COP21/private sector mobilization/ADP’s work
I now want to conclude. As I meet my opposite numbers from different countries, local authority leaders, business chiefs, civil society representatives and ordinary citizens, I’m struck – like you are, I think – by the growing mobilization on this and the unanimous determination to succeed.
How many times have I heard these words: a COP21 failure would be tragic, [both] in itself and because it would also strike a blow – maybe a fatal one – at the very process of discussion; and so we absolutely need Paris to be a success.
At climate consultations with the private sector held in Paris in the middle of May I was able, among other things, to witness the growing mobilization of the private sector. Economic players are developing future solutions, they’re committing themselves to collaborative, sector-based initiatives, but they – naturally – expect strong political signals to speed up the process, particularly on the so-called carbon price issue.

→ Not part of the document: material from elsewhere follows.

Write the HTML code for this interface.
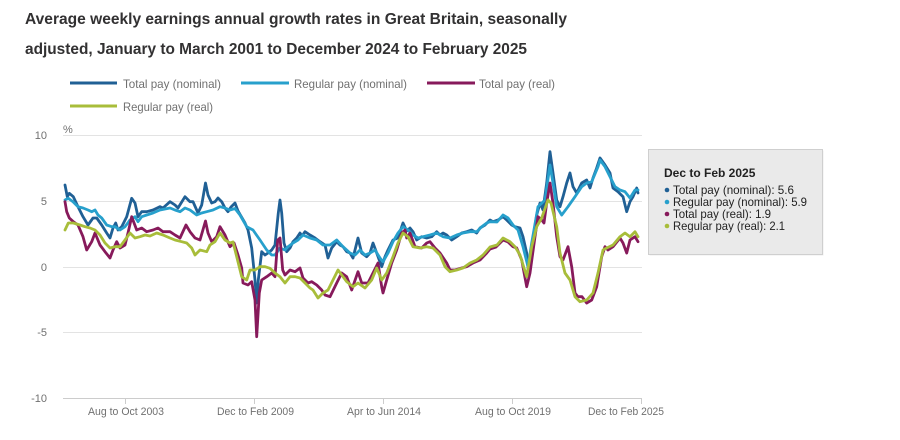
<!DOCTYPE html>
<html><head><meta charset="utf-8"><style>
html,body{margin:0;padding:0;background:#fff;}
svg{display:block;font-family:"Liberation Sans",Arial,sans-serif;}
</style></head><body>
<svg width="900" height="440" viewBox="0 0 900 440" xmlns="http://www.w3.org/2000/svg">
<rect width="900" height="440" fill="#fff"/>
<!-- title -->
<text x="25" y="24" font-size="16" font-weight="bold" fill="#323132" textLength="542" lengthAdjust="spacingAndGlyphs">Average weekly earnings annual growth rates in Great Britain, seasonally</text>
<text x="25" y="54" font-size="16" font-weight="bold" fill="#323132" textLength="502" lengthAdjust="spacingAndGlyphs">adjusted, January to March 2001 to December 2024 to February 2025</text>
<!-- legend -->
<g stroke-width="3" fill="none">
<line x1="70" y1="83" x2="117" y2="83" stroke="#206095"/>
<line x1="241" y1="83" x2="289" y2="83" stroke="#27a0cc"/>
<line x1="427" y1="83" x2="475" y2="83" stroke="#871a5b"/>
<line x1="70" y1="106" x2="117" y2="106" stroke="#a8bd3a"/>
</g>
<g font-size="12" fill="#707070">
<text x="123" y="88" textLength="98" lengthAdjust="spacingAndGlyphs">Total pay (nominal)</text>
<text x="294" y="88" textLength="113" lengthAdjust="spacingAndGlyphs">Regular pay (nominal)</text>
<text x="479" y="88" textLength="76" lengthAdjust="spacingAndGlyphs">Total pay (real)</text>
<text x="123" y="111" textLength="90" lengthAdjust="spacingAndGlyphs">Regular pay (real)</text>
</g>
<!-- grid -->
<g stroke="#e3e3e3" stroke-width="1">
<line x1="63" y1="135.5" x2="642" y2="135.5"/>
<line x1="63" y1="201.5" x2="642" y2="201.5"/>
<line x1="63" y1="267.5" x2="642" y2="267.5"/>
<line x1="63" y1="332.5" x2="642" y2="332.5"/>
</g>
<line x1="63" y1="398.5" x2="642" y2="398.5" stroke="#cccccc" stroke-width="1"/>
<g stroke="#cccccc" stroke-width="1">
<line x1="125.5" y1="398" x2="125.5" y2="404"/>
<line x1="254.5" y1="398" x2="254.5" y2="404"/>
<line x1="383.5" y1="398" x2="383.5" y2="404"/>
<line x1="512.5" y1="398" x2="512.5" y2="404"/>
<line x1="641.5" y1="398" x2="641.5" y2="404"/>
</g>
<!-- y labels -->
<g font-size="11" fill="#707070" text-anchor="end">
<text x="47" y="139">10</text>
<text x="47" y="205">5</text>
<text x="47" y="271">0</text>
<text x="47" y="336">-5</text>
<text x="47" y="402">-10</text>
</g>
<text x="63" y="133" font-size="11" fill="#707070">%</text>
<!-- x labels -->
<g font-size="11" fill="#707070">
<text x="88" y="415" textLength="76" lengthAdjust="spacingAndGlyphs">Aug to Oct 2003</text>
<text x="217" y="415" textLength="77" lengthAdjust="spacingAndGlyphs">Dec to Feb 2009</text>
<text x="347" y="415" textLength="74" lengthAdjust="spacingAndGlyphs">Apr to Jun 2014</text>
<text x="475" y="415" textLength="76" lengthAdjust="spacingAndGlyphs">Aug to Oct 2019</text>
<text x="588" y="415" textLength="76" lengthAdjust="spacingAndGlyphs">Dec to Feb 2025</text>
</g>
<!-- series -->
<g fill="none" stroke-width="2.8" stroke-linejoin="round" stroke-linecap="round">
<polyline stroke="#206095" points="65,185 67.3,196.7 69.3,193.3 73.3,196.7 78,206.7 83,216.7 88,225 93,218 96.7,218 101.7,225 106.7,233 110,238 113,228 115.7,223 118,230 121.7,226.7 126.7,216.7 131.7,198.3 135,203 138,216.7 141.7,211.7 146.7,211.7 153,210 160,206.7 163,208 170,201.7 175,205 178,208 185,196.7 190,201.7 193,201.7 198,213 201.7,205 205.5,183 208,195 211.7,203 215,201.7 218,198 221.7,201.7 225,208 228,211.7 231,207 235,203 238,211 245,223 248,230 251.7,248 255,280 256.7,303 258.3,280 261.7,251.7 265,255 268,253 271.7,250 275,245 278.3,213 280,200 281.7,213 284,243 286.7,251.7 290,248 293,241.7 296.7,238 300,233 302,236 305,231.7 310,235 315,238 320,241.7 325,245 328,258 331.7,248 336.7,241.7 340,245 343,246.7 346.7,251.7 350,253 353,258 358,238 361.7,253 366.7,256.7 370,253 373,243 376.7,253 381.7,266.7 385,256.7 388,250 393,240 398,238 403,223 406.7,231 410,228 413,231.7 416.7,240 421.7,236.7 426.7,238 431.7,236.7 436.7,231.7 440,235 443,233 446.7,235 451.7,240 456.7,236.7 461.7,233 466.7,231.7 471.7,230 476.7,233 480,228 485,225 490,220 493,221.7 498,220 503,216.7 506.7,220 511.7,225 515,226.7 520,228 523,236.7 526.7,253 528,268 531.7,246.7 536.7,215 540,203 543,210 546.7,183 550,151.7 553,173 556.7,200 560,206.7 563,196.7 566.7,183 570,173 573,186.7 576.7,193 581.7,183 586.7,180 590,188 593,178 596.7,168 600,158 605,165 610,173 613,188 618,191.7 623,196.7 626.7,211.7 630,201.7 633,196.7 636.7,188 638,193"/>
<polyline stroke="#27a0cc" points="65,200 68.3,198.3 73,201.7 78,206.7 83,208 88,210 91.7,211.7 95,210 98,215 101.7,218 106.7,225 111.7,226.7 115,226.7 120,230 125,226.7 130,220 135,216.7 138,221.7 141.7,216.7 146.7,215 153,213 160,210 170,208 175,210 180,211.7 185,208 190,210 196.7,215 201.7,213 206.7,211.7 213,210 220,206.7 225,208 230,210 235,208.5 240,215 246.7,226.7 253,230 260,240 266.7,250 271.7,255 275,255 280,248 285,250 288,246.7 293,243 298,240 303,235 310,238 316.7,240 323,245 330,245 336.7,240 343,246.7 350,253 355,255 360,250 365,255 370,253 375,250 380,258 383,261.7 388,253 393,241.7 398,233 403,226.7 408,230 413,235 418,238 423,236.7 430,235 436.7,233 443,236.7 450,238 456.7,235 463,233 470,231.7 476.7,231.7 481.7,226.7 486.7,223 490,221.7 497,222 503,215 508,218 513,225 518,230 523,246.7 528,266.7 531.7,243 538,206.7 545,200 550,165 553,183 556.7,206.7 561.7,215 568,206.7 575,196.7 581.7,186.7 586.7,183 591.7,181.7 598,166.7 600,160 605,166.7 610,176.7 615,186.7 620,190 625,191.7 630,198 635,190 638,190"/>
<polyline stroke="#871a5b" points="65,201.7 66.7,211.7 69.3,218 73.3,221.7 78,225 83,236.7 86.7,250 91.7,241.7 95,233 100,245 105,251.7 110,258 113,250 116.7,241.7 120,248 125,245 128,233 131.7,216.7 136.7,230 141.7,228 146.7,231.7 153,230 158,228 163,231.7 170,231.7 175,235 180,238 186,225 190,231.7 195,238 200,240 205.5,221 208,233 211.7,241.7 216.7,236.7 220,226.7 225,235 230,246.7 234,243 238,255 241.7,268 243,283 248,285 251.7,281.7 255,300 256.7,336.7 259.3,293 261.7,280 266.7,276.7 271.7,273 275,276.7 277.7,240 280,238 282.7,270 285,275 290,270 295,271.7 300,268 303,278 308,283 311.7,281.7 316.7,285 321.7,290 325,295 330,296.7 336.7,283 341.7,273 346.7,276.7 351.7,290 358,271.7 361.7,283 368,283 373,273 378,263 381.7,286.7 383,293 386.7,280 391.7,263 396.7,250 401.7,233 405,230 406.7,238 410,233 415,246.7 421.7,248 426.7,243 430,241.7 435,248 440,253 446.7,263 450,270 455,270 461.7,268 466.7,266.7 473,263 480,260 486.7,253 490,249 496,247 503,240 508,242 513,246.7 516.7,248 521.7,260 526.7,286.7 530,273 535,236.7 538,216.7 541.7,220 544,223 546.7,203 550,183 553,203 556.7,236.7 560,256.7 563,260 568,246.7 571.7,266.7 575,293 578,296.7 582,296.7 586.7,303 591.7,300 596.7,286.7 601.7,256.7 605,246.7 608,250 613,246.7 620,238 623,243 626.7,253 630,240 635,236.7 638,241.7"/>
<polyline stroke="#a8bd3a" points="65,230 68.3,223 73.3,223 80,225 85,226.7 90,228 95,230 100,235 105,243 110,248 115,246.7 120,246.7 125,240 130,233 135,238 140,236.7 145,235 150,236 156.7,233 163,235 170,238 175,240 181.7,241.7 186.7,243 191.7,248 195,255 200,250 206.7,251.7 210,245 215,241.7 220,233 225,240 230,243 233,242 236.7,256.7 241.7,276.7 246.7,280 250,270 255,270 260,266.7 265,266.7 270,268.3 275,273 280,276.7 285,283 290,276.7 295,276.7 300,278 305,283 310,288 313,290 318,298 323,293 328,290 333,280 338,270 343,276.7 346.7,281.7 353,286.7 358,283 365,288 371.7,280 376.7,268 381.7,280 386.7,273 393,256.7 398,243 403,233 408,236.7 413,246.7 420,248 426.7,246.7 433,248 440,255 445,266.7 450,271.7 456.7,270 463,268 470,263 476.7,260 483,255 490,247 497,245 503,238 510,241.7 515,246.7 520,255 526.7,276.7 531.7,246.7 536.7,226.7 541.7,218 548,200 551,203 556.7,226.7 560,253 565,273 570,280 575,296.7 580,301.7 586.7,300 593,293 598,273 603,250 606.7,248 613,245 620,236.7 625,233 630,236.7 635,231.7 638,236.7"/>
</g>
<!-- tooltip -->
<rect x="649.5" y="150.5" width="174" height="105" fill="#bbbbbb" opacity="0.25"/>
<rect x="648.5" y="149.5" width="174" height="105" fill="#eaeaea" stroke="#cfcfcf" stroke-width="1"/>
<text x="664" y="177" font-size="12" font-weight="bold" fill="#222">Dec to Feb 2025</text>
<g font-size="12" fill="#222">
<circle cx="667" cy="190" r="2.3" fill="#206095"/>
<text x="673" y="194" textLength="121" lengthAdjust="spacingAndGlyphs">Total pay (nominal): 5.6</text>
<circle cx="667" cy="202" r="2.3" fill="#27a0cc"/>
<text x="673" y="206" textLength="134" lengthAdjust="spacingAndGlyphs">Regular pay (nominal): 5.9</text>
<circle cx="667" cy="214" r="2.3" fill="#871a5b"/>
<text x="673" y="218" textLength="98" lengthAdjust="spacingAndGlyphs">Total pay (real): 1.9</text>
<circle cx="667" cy="226" r="2.3" fill="#a8bd3a"/>
<text x="673" y="230" textLength="112" lengthAdjust="spacingAndGlyphs">Regular pay (real): 2.1</text>
</g>
</svg>
</body></html>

Businesses, local authorities, NGOs, citizens: everyone is doing their share of the work and they rightly expect us – and we aren’t going to disappoint them – to do ours. Here in Bonn, we’re going to step up a gear. Concepts, ideas, proposals have been clarified as much as they can be; they feature in the very wide-ranging text resulting from our last meeting in Geneva. We must now move forward in order to take decisions.
We’ve got two weeks of work. That might seem a long time, but it’s actually terribly short because it’s a huge amount of work. I want to congratulate and express my complete confidence in the co-chairs, the chairs of the subsidiary bodies, the facilitators, every delegate, all of you. The work of the ADP group is little known, at times even little understood, in the outside world. But all of us here know that the work here is absolutely essential. It isn’t any old work, but, for most of you, it’s about lifelong conviction and work. You and we together have a major responsibility.
I wish us an excellent working session because I’m convinced that the vital success of COP21 depends in large part on each and every one of you./.